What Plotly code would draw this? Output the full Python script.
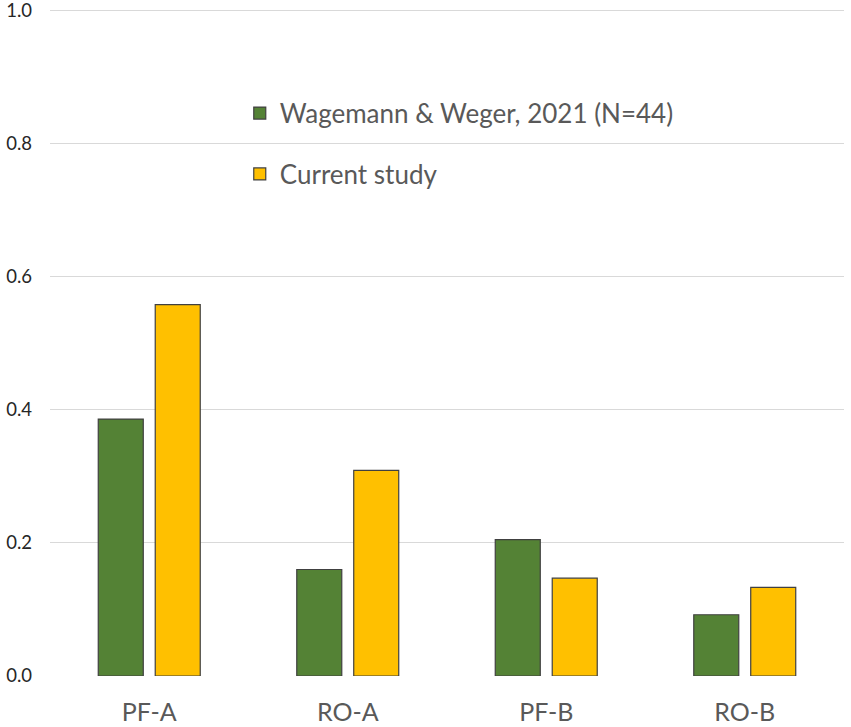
import plotly.graph_objects as go

categories = ["PF-A", "RO-A", "PF-B", "RO-B"]
wagemann = [0.386, 0.160, 0.205, 0.092]
current = [0.558, 0.309, 0.147, 0.133]
series_names = ["Wagemann &amp; Weger, 2021 (N=44)", "Current study"]
y_ticks = [0.0, 0.2, 0.4, 0.6, 0.8, 1.0]
y_tick_labels = ["0.0", "0.2", "0.4", "0.6", "0.8", "1.0"]

fig = go.Figure()
fig.add_trace(go.Bar(x=categories, y=wagemann, name=series_names[0], legendgroup="a",
                     marker=dict(color="#548235", line=dict(color="#404040", width=1.2))))
fig.add_trace(go.Bar(x=categories, y=current, name=series_names[1], legendgroup="b",
                     marker=dict(color="#FFC000", line=dict(color="#404040", width=1.2))))

fig.update_layout(
    width=851, height=727,
    margin=dict(l=50, r=7, t=9, b=51, autoexpand=False),
    paper_bgcolor="white", plot_bgcolor="white",
    barmode="group", bargap=0.426, bargroupgap=0.21,
    font=dict(family="Lato, Open Sans, sans-serif", color="#595959"),
    showlegend=True,
    legend=dict(x=0.239, y=0.879, xanchor="left", yanchor="top",
                font=dict(size=26, color="#595959"), tracegroupgap=24,
                bgcolor="rgba(0,0,0,0)", traceorder="grouped"),
)
fig.update_yaxes(range=[0, 1.002], tickvals=y_ticks, ticktext=y_tick_labels,
                 showgrid=True, gridcolor="#D9D9D9", gridwidth=1.3,
                 zeroline=False, showline=False, automargin=False,
                 ticklabeloverflow="allow",
                 tickfont=dict(size=18.5, color="#262626"), ticklabelstandoff=17)
fig.update_xaxes(showgrid=False, showline=False, zeroline=False, automargin=False,
                 tickfont=dict(size=25, color="#595959"), ticklabelstandoff=19)

fig.write_html("out.html", config={"displayModeBar": False},
               post_script="document.body.style.margin='0';document.body.style.overflow='hidden';")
######
Aim:
Leave out the pictures and reproduce the rest of the listing exactly.

Finished exercise:
What Plotly code would draw this? Output the full Python script.
import plotly.graph_objects as go

categories = ["PF-A", "RO-A", "PF-B", "RO-B"]
wagemann = [0.386, 0.160, 0.205, 0.092]
current = [0.558, 0.309, 0.147, 0.133]
series_names = ["Wagemann &amp; Weger, 2021 (N=44)", "Current study"]
y_ticks = [0.0, 0.2, 0.4, 0.6, 0.8, 1.0]
y_tick_labels = ["0.0", "0.2", "0.4", "0.6", "0.8", "1.0"]

fig = go.Figure()
fig.add_trace(go.Bar(x=categories, y=wagemann, name=series_names[0], legendgroup="a",
                     marker=dict(color="#548235", line=dict(color="#404040", width=1.2))))
fig.add_trace(go.Bar(x=categories, y=current, name=series_names[1], legendgroup="b",
                     marker=dict(color="#FFC000", line=dict(color="#404040", width=1.2))))

fig.update_layout(
    width=851, height=727,
    margin=dict(l=50, r=7, t=9, b=51, autoexpand=False),
    paper_bgcolor="white", plot_bgcolor="white",
    barmode="group", bargap=0.426, bargroupgap=0.21,
    font=dict(family="Lato, Open Sans, sans-serif", color="#595959"),
    showlegend=True,
    legend=dict(x=0.239, y=0.879, xanchor="left", yanchor="top",
                font=dict(size=26, color="#595959"), tracegroupgap=24,
                bgcolor="rgba(0,0,0,0)", traceorder="grouped"),
)
fig.update_yaxes(range=[0, 1.002], tickvals=y_ticks, ticktext=y_tick_labels,
                 showgrid=True, gridcolor="#D9D9D9", gridwidth=1.3,
                 zeroline=False, showline=False, automargin=False,
                 ticklabeloverflow="allow",
                 tickfont=dict(size=18.5, color="#262626"), ticklabelstandoff=17)
fig.update_xaxes(showgrid=False, showline=False, zeroline=False, automargin=False,
                 tickfont=dict(size=25, color="#595959"), ticklabelstandoff=19)

fig.write_html("out.html", config={"displayModeBar": False},
               post_script="document.body.style.margin='0';document.body.style.overflow='hidden';")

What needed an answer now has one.